Given information:
○ ○ ○ ○
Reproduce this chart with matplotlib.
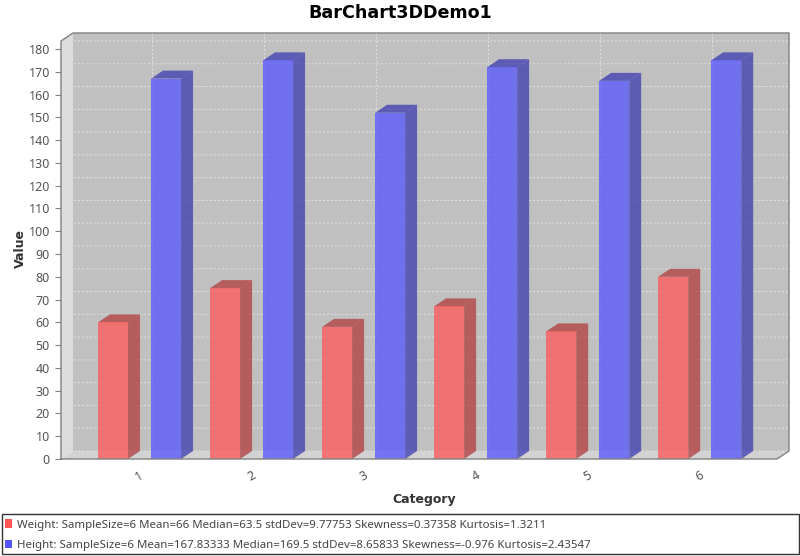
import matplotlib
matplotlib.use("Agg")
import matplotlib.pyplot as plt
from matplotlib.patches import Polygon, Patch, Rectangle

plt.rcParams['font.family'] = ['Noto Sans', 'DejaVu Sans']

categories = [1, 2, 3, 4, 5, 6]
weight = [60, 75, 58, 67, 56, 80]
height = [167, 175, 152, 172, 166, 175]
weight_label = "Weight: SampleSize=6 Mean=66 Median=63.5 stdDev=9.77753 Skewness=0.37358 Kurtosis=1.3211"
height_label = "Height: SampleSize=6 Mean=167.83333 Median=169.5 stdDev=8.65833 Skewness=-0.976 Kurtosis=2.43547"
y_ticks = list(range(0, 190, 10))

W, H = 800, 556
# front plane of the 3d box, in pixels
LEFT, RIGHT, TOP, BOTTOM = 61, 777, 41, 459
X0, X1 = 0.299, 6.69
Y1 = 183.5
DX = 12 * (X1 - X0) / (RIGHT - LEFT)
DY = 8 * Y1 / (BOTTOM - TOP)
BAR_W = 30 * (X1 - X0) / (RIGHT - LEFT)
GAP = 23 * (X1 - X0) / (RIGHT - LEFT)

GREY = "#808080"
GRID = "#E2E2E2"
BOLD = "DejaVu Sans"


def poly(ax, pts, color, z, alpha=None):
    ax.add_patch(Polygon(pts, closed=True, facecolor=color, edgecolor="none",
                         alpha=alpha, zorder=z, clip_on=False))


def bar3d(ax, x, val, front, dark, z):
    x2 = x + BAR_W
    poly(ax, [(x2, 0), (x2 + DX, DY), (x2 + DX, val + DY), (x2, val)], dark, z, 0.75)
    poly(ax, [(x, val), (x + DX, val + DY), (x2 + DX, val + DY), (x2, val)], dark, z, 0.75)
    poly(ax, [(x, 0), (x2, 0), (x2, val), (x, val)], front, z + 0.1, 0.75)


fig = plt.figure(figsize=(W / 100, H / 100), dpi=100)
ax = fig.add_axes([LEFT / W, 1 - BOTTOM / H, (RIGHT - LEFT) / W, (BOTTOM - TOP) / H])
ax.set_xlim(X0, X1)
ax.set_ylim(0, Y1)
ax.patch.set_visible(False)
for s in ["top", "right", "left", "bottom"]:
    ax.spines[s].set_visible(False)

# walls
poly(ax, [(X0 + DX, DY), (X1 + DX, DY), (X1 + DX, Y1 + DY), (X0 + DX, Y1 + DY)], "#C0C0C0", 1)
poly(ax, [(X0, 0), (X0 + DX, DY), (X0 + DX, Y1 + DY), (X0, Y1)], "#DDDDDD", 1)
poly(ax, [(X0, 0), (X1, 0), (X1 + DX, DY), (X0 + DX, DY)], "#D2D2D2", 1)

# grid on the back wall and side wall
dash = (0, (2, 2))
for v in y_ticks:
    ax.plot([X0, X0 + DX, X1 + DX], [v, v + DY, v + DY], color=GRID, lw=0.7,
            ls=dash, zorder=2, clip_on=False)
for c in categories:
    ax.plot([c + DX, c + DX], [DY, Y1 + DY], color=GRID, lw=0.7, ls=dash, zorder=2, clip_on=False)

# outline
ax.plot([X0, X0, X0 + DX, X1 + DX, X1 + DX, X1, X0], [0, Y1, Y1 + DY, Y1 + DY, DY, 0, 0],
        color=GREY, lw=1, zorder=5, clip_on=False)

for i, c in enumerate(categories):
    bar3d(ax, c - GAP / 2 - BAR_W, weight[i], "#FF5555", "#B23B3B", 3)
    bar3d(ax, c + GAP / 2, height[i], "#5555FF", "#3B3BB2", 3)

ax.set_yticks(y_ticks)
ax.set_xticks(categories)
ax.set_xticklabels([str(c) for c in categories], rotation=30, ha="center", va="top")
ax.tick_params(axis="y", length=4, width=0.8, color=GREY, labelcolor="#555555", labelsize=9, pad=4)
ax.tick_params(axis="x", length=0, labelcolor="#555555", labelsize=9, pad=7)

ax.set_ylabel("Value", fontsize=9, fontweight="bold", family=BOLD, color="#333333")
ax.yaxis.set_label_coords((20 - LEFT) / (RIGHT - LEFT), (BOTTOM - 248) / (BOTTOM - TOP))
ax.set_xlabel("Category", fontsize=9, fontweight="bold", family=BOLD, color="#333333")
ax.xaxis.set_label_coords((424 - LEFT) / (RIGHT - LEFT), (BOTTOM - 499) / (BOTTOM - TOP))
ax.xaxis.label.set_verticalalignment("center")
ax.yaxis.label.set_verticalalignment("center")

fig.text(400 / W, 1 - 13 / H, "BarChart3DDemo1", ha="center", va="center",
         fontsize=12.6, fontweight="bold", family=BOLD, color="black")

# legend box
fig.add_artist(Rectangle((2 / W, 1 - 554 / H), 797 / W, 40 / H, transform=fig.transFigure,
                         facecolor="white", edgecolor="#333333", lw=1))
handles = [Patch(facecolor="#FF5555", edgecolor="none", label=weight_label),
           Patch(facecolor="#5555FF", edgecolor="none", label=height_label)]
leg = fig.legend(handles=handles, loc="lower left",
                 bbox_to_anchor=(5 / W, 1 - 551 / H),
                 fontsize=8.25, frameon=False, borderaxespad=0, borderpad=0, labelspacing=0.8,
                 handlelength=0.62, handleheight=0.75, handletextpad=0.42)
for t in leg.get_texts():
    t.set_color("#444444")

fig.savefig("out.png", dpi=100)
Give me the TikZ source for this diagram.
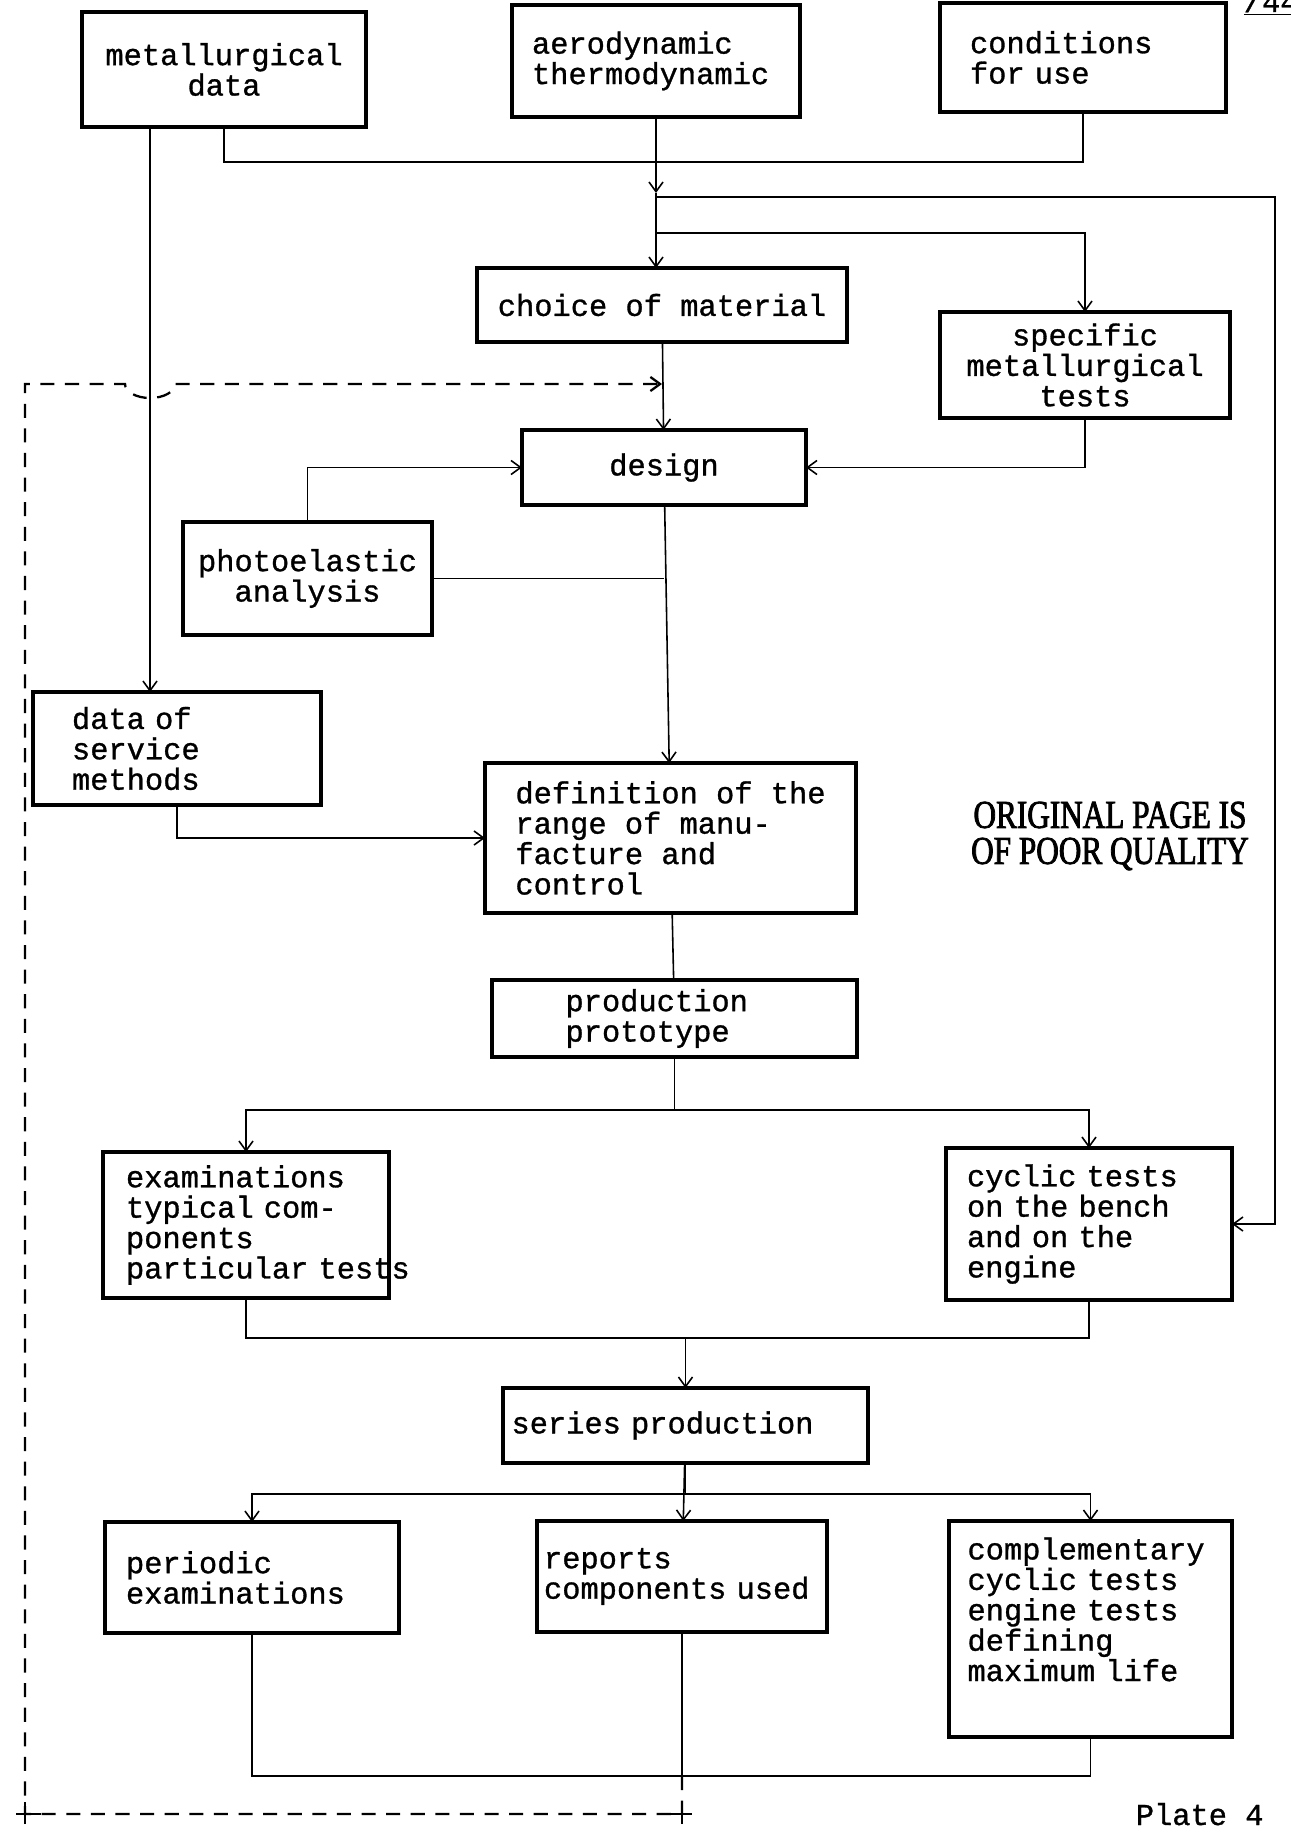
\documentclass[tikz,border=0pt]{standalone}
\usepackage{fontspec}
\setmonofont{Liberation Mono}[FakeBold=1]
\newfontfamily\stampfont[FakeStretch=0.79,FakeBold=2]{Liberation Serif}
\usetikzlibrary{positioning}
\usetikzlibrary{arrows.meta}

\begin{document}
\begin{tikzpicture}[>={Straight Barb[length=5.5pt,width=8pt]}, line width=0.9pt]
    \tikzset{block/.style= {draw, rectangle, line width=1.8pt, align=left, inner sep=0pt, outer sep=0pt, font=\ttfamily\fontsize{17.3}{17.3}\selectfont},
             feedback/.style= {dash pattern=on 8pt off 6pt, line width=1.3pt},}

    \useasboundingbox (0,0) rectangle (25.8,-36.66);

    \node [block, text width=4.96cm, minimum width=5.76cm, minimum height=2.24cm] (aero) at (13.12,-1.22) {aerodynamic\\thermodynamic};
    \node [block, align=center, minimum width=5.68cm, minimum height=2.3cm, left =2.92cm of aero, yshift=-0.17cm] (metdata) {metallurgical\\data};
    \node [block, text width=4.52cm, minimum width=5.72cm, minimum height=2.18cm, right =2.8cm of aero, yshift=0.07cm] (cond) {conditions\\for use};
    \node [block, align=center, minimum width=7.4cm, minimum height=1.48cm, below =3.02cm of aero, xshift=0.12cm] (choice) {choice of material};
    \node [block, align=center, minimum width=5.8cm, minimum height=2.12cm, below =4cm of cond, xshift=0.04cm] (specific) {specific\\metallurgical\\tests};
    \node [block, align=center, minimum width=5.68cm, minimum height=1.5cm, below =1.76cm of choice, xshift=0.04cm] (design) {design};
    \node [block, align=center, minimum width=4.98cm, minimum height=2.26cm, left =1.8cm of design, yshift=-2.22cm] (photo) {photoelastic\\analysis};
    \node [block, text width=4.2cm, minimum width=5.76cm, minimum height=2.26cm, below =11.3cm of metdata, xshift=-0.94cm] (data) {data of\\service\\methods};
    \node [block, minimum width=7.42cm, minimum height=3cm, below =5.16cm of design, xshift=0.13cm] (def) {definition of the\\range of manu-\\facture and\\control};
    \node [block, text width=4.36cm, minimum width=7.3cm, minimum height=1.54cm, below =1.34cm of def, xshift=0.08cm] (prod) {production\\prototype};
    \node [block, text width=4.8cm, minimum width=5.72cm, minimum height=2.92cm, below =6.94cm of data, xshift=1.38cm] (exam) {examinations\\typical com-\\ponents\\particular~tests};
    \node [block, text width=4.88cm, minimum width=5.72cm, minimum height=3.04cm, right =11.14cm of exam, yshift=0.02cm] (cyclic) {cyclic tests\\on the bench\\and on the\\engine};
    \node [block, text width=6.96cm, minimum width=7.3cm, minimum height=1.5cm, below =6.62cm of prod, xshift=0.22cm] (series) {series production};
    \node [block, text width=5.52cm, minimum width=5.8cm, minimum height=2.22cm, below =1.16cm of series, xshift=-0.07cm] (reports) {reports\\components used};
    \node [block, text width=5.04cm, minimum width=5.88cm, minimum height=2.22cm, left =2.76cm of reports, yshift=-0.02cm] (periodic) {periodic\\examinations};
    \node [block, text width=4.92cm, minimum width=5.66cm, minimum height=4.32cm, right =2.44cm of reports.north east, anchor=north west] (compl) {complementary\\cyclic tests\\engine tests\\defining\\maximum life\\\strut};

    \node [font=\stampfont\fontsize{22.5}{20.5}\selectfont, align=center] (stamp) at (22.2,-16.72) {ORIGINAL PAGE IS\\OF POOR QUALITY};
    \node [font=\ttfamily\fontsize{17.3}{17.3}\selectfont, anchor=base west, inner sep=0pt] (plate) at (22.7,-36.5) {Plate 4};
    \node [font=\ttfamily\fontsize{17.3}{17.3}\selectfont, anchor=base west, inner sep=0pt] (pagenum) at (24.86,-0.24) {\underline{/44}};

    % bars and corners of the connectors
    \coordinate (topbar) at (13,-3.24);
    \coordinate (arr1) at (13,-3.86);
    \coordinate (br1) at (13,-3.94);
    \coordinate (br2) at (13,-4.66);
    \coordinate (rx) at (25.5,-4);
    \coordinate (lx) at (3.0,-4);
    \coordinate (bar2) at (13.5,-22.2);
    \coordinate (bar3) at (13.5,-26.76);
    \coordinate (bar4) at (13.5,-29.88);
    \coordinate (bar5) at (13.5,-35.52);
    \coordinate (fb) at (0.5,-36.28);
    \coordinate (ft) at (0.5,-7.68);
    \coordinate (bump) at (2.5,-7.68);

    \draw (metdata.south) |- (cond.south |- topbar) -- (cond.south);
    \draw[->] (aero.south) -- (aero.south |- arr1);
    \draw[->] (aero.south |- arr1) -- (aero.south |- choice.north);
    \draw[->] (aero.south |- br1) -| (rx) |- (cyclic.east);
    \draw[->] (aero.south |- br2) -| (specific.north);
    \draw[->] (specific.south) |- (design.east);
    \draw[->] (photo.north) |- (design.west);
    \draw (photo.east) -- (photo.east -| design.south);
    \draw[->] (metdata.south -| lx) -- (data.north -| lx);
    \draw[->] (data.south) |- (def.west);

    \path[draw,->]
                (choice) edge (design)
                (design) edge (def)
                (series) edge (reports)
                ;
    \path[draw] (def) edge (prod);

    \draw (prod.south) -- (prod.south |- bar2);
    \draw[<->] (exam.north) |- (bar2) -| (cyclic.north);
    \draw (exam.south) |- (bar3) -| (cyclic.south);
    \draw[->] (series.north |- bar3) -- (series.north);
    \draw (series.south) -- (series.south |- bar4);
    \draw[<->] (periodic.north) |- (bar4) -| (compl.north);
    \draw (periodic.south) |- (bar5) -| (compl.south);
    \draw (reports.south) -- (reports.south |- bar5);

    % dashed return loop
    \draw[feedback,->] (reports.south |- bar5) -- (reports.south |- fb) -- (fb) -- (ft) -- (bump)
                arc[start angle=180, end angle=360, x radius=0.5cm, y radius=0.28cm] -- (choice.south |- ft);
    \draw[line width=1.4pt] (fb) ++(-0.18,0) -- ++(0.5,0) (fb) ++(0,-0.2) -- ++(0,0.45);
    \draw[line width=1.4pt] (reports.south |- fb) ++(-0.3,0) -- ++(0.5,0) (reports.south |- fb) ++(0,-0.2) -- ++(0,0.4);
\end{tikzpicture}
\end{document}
○ ○ ○ ○
Task instructions:
Pick out each line that holds the string "matplotlib".

Exercise solution:
Reproduce this chart with matplotlib.
import matplotlib
matplotlib.use("Agg")
import matplotlib.pyplot as plt
from matplotlib.patches import Polygon, Patch, Rectangle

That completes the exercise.